→ **DATASET RECORDS**
┌──

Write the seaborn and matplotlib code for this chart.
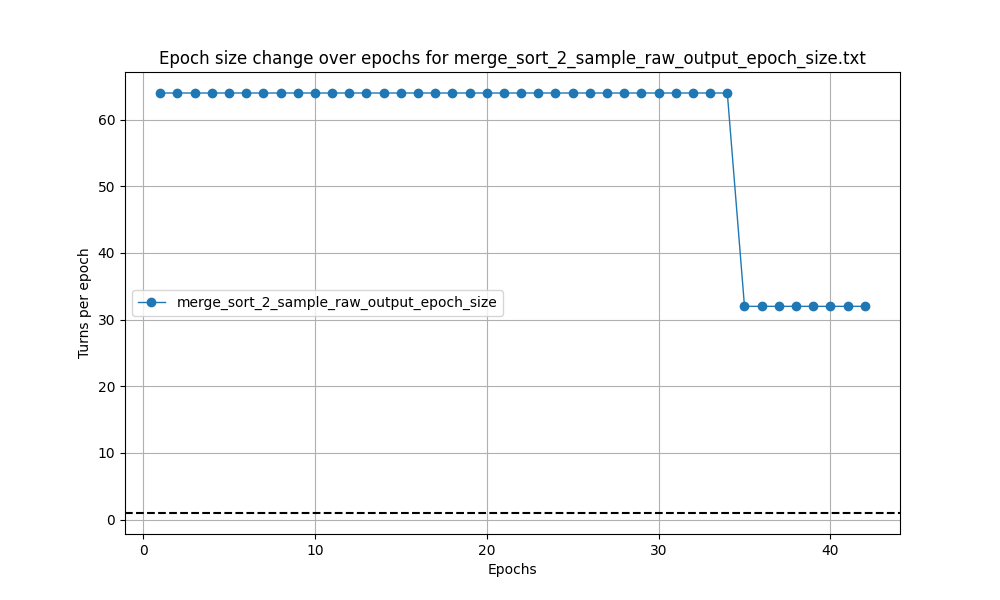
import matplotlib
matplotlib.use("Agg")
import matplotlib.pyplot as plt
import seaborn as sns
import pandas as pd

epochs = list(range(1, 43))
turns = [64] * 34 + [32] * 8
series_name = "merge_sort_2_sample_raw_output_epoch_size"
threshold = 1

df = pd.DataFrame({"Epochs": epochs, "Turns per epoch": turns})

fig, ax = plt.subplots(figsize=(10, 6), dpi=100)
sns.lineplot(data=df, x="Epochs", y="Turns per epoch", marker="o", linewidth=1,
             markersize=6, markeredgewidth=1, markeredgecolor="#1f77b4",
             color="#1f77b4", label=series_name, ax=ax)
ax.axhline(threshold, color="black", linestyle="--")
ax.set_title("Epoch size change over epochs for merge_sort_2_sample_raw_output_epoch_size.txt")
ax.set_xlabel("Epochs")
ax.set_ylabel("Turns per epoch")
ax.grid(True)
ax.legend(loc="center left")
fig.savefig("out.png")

└──
┌──

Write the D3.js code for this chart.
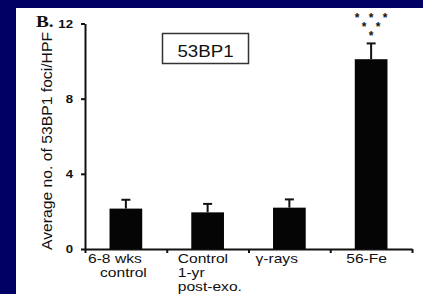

└──

→ **SET PROBLEM**
From the records above, pull out each line that has "Write".

→ **ANSWER TO THIS TASK**
Write the seaborn and matplotlib code for this chart.
Write the D3.js code for this chart.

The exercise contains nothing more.